§ **EXERCISE DETAILS**: Print the lines beginning with the one that contains "Write a Python" and ending with the one that contains "from matplotlib.patches import Polygon", exactly, both included, and no other lines.

§ **SUPPLIED INFORMATION**:
+ + +

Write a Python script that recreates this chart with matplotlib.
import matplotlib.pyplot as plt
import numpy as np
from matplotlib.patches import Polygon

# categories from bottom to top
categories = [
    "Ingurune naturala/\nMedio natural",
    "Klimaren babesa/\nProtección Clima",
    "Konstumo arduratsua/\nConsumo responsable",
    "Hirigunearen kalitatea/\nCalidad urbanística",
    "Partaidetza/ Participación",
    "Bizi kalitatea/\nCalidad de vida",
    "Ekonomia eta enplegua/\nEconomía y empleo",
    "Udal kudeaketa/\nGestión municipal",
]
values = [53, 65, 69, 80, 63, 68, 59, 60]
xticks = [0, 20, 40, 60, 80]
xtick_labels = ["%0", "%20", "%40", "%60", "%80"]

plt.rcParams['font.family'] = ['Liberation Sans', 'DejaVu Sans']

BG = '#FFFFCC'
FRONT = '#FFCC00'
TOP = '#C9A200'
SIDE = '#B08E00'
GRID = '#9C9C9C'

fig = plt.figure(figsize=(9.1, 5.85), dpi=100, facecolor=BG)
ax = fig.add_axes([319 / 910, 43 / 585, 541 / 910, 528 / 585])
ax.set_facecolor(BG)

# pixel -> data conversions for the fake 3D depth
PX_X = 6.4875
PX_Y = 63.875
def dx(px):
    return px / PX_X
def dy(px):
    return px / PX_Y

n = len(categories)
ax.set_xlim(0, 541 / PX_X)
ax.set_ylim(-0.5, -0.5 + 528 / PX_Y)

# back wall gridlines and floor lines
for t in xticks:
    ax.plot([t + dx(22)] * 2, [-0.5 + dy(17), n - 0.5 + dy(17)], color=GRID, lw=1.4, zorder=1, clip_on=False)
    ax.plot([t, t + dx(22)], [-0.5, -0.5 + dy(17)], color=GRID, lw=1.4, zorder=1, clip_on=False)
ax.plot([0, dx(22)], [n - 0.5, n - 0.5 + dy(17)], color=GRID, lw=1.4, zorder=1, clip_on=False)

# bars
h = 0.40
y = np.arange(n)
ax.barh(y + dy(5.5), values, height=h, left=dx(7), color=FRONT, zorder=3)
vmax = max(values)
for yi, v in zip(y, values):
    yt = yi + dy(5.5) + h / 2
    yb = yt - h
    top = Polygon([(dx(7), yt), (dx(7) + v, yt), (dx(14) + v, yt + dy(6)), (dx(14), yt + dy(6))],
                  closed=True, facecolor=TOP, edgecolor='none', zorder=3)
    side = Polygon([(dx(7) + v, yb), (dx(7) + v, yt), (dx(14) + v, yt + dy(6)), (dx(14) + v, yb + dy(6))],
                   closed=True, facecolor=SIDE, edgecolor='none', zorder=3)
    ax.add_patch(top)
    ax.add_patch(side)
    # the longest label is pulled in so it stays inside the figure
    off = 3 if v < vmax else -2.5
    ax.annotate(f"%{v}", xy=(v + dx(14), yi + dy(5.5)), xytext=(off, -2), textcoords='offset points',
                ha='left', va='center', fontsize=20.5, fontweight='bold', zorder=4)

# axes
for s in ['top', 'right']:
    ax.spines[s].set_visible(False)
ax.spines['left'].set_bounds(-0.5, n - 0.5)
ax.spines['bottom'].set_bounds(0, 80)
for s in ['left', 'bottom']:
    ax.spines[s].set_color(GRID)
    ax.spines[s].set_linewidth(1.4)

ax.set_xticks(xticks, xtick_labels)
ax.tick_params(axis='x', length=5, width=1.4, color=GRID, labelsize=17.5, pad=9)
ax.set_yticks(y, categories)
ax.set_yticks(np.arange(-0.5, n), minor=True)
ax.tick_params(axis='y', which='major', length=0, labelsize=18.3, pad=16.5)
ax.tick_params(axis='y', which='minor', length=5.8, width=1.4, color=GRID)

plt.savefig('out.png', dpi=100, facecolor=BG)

+ + +

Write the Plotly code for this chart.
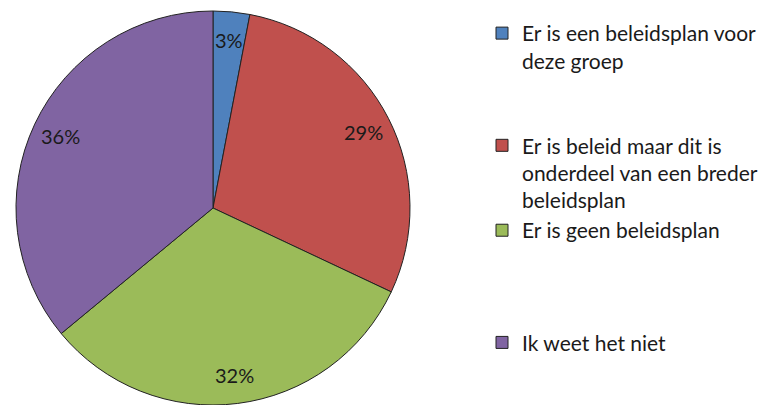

+ + +

§ **FINISHED TASK**:
Write a Python script that recreates this chart with matplotlib.
import matplotlib.pyplot as plt
import numpy as np
from matplotlib.patches import Polygon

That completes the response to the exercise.